According to USA Today, NASA newly discovered a lone free-floating planetary-mass object, called WISEA 1147. This discovery offers clues on how free-floating planets form in our galaxy.
The WISEA 1147 was discovered with the use of classified information from NASA's Wide-field Infrared Survey Explorer (WISE) as well as information from the Two Micron All Sky Survey (2MASS). The WISEA 1147, which is 5 to 10 times the mass of Jupiter, lies within a young star family.
In a news article published by NASA, scientists believed that such free-floating planets may have been driven out from their solar systems or maybe brown dwarfs or stars, having masses that are too low to burn nuclear fuel to ignite as a star.
The WISEA 1147 is theorized as a brown dwarf because of its location within a group of stars. By planetary standards, the WISEA 1147 is about 10-million-years-old which is actually young.
NASA representative said in a statement that all planets require at least ten million years to form, and it takes even a long period of time to get themselves ejected from a solar system. Thus, WISEA 1147 is likely a brown dwarf.

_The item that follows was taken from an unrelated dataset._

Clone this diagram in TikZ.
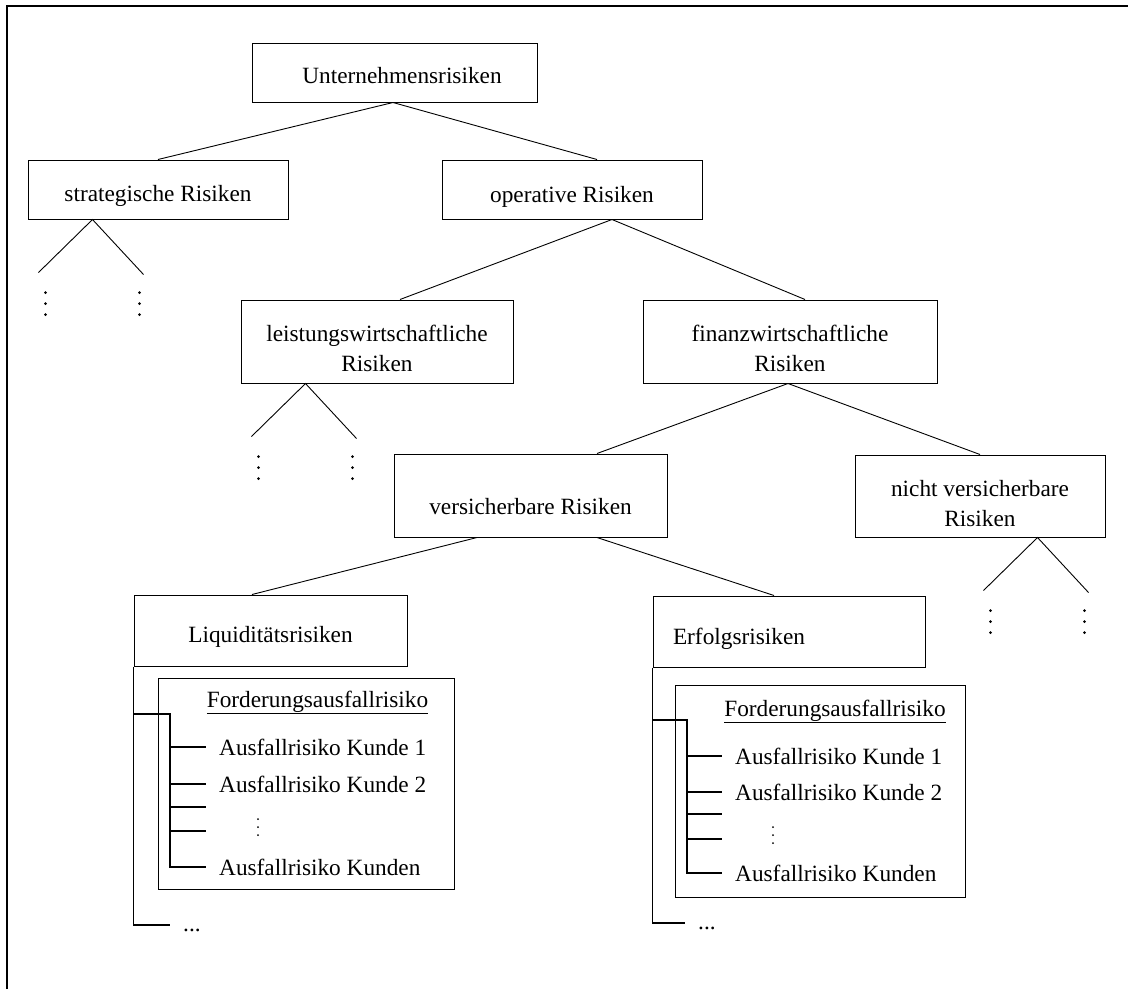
\documentclass[tikz,border=0pt]{standalone}
\usepackage{fontspec}
\setmainfont{Liberation Serif}
\newcommand{\hoch}[1]{\rule{0pt}{#1pt}}
\tikzset{
 box/.style={draw,line width=1pt,inner sep=0pt,align=center},
 ast/.style={line width=0.9pt},
 baum/.style={line width=1.7pt},
 blatt/.style={anchor=west,inner xsep=13pt,inner ysep=0pt,text height=16pt,text depth=0pt}
}
\begin{document}
\begin{tikzpicture}[x=1pt,y=-1pt,font=\fontsize{23.3}{30}\selectfont]
\useasboundingbox (0,0) rectangle (1128,989);
\draw[line width=2.2pt] (7,989)--(7,6)--(1128,6);
% Kaesten
\path
 (394.5,72.5) node[box,minimum width=285,minimum height=59] (U) {\hspace*{15pt}\hoch{23}Unternehmensrisiken}
 (158,189.5) node[box,minimum width=260,minimum height=59] (S) {\hoch{30}strategische Risiken}
 (572,189.5) node[box,minimum width=260,minimum height=59] (O) {\hoch{30}operative Risiken}
 (377,341.5) node[box,minimum width=272,minimum height=83] (L) {\hoch{31}leistungswirtschaftliche\\Risiken}
 (790,341.5) node[box,minimum width=294,minimum height=83] (F) {\hoch{31}finanzwirtschaftliche\\Risiken}
 (530.5,495.5) node[box,minimum width=273,minimum height=83] (V) {\hoch{39}versicherbare Risiken}
 (980,496) node[box,minimum width=250,minimum height=82] (N) {\hoch{31}nicht versicherbare\\Risiken}
 (270.5,630.5) node[box,minimum width=273,minimum height=71] (Li) {\hoch{28}Liquiditätsrisiken}
 (789,631.5) node[box,minimum width=272,minimum height=71] (E) {\hspace*{-100pt}\hoch{31}Erfolgsrisiken}
 (306,783.5) node[box,minimum width=296,minimum height=211] (FL) {}
 (820,791) node[box,minimum width=290,minimum height=212] (FE) {};
% Anschlusspunkte
\path ([xshift=-1.5]U.south) coordinate (u0)
 ([xshift=25]O.north) coordinate (o1)
 ([xshift=40]O.south) coordinate (o0)
 ([xshift=23]L.north) coordinate (l1)
 ([xshift=15]F.north) coordinate (f1)
 ([xshift=-2]F.south) coordinate (f0)
 ([xshift=66.5]V.north) coordinate (v1)
 ([xshift=-53.5]V.south) coordinate (v0)
 ([xshift=66.5]V.south) coordinate (v2)
 ([xshift=-18.5]Li.north) coordinate (li1)
 ([xshift=-15]E.north) coordinate (e1);
\foreach \a/\b in {u0/S.north,u0/o1,o0/l1,o0/f1,f0/v1,f0/N.north,v0/li1,v2/e1}
 \draw[ast] (\a)--(\b);
% offene Aeste
\path ([xshift=65]S.south west) coordinate (s0)
 ([xshift=65]L.south west) coordinate (l0)
 ([xshift=183]N.south west) coordinate (n0);
\foreach \p in {s0,l0,n0}{
 \draw[ast] (\p) ++(-54,53) -- (\p) -- ++(51,55);
 \foreach \dy in {73,84,95}
 \fill (\p) ++(-47,\dy) circle (1.5) (\p) ++(47,\dy) circle (1.5);
}
% Forderungsausfallrisiko links
\path
 (317.5,707) node[anchor=base,inner sep=0pt] (tl) {\underline{Forderungsausfallrisiko}}
 (206,747) node[blatt] (k1) {Ausfallrisiko Kunde 1}
 (206,784) node[blatt] (k2) {Ausfallrisiko Kunde 2}
 (206,867) node[blatt] (kn) {Ausfallrisiko Kunden}
 (170,925) node[blatt,text height=12pt] (pl) {...}
 (206,807) coordinate (leer1)
 (206,831) coordinate (leer2)
 (170,714) coordinate (a1);
\foreach \dy in {-8,0,8}
 \fill (258,{827+\dy}) circle (1);
\draw[baum] (Li.south west) |- (pl);
\draw[baum] (Li.south west |- a1) -- (a1) |- (kn);
\foreach \b in {k1,k2,leer1,leer2}
 \draw[baum] (a1 |- \b) -- (\b);
% Forderungsausfallrisiko rechts
\path
 (835,716) node[anchor=base,inner sep=0pt] (tr) {\underline{Forderungsausfallrisiko}}
 (722,756) node[blatt] (m1) {Ausfallrisiko Kunde 1}
 (722,792) node[blatt] (m2) {Ausfallrisiko Kunde 2}
 (722,873) node[blatt] (mn) {Ausfallrisiko Kunden}
 (685,923) node[blatt,text height=12pt] (pr) {...}
 (722,814) coordinate (leer3)
 (722,839) coordinate (leer4)
 (687,720) coordinate (a2);
\foreach \dy in {-8,0,8}
 \fill (773,{835+\dy}) circle (1);
\draw[baum] (E.south west) |- (pr);
\draw[baum] (E.south west |- a2) -- (a2) |- (mn);
\foreach \b in {m1,m2,leer3,leer4}
 \draw[baum] (a2 |- \b) -- (\b);
\end{tikzpicture}
\end{document}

Free-floating planets as well as brown dwarfs, such as WISEA 1147, are much easier to study than regular planets since they are not generally outshone by a host star.
"We are at the beginning of what will become a hot field - trying to determine the nature of the free-floating population and how many are planets versus brown dwarfs," Davy Kirkpatrick of NASA's Infrared Processing and Analysis Center said in a statement as cited by USA Today.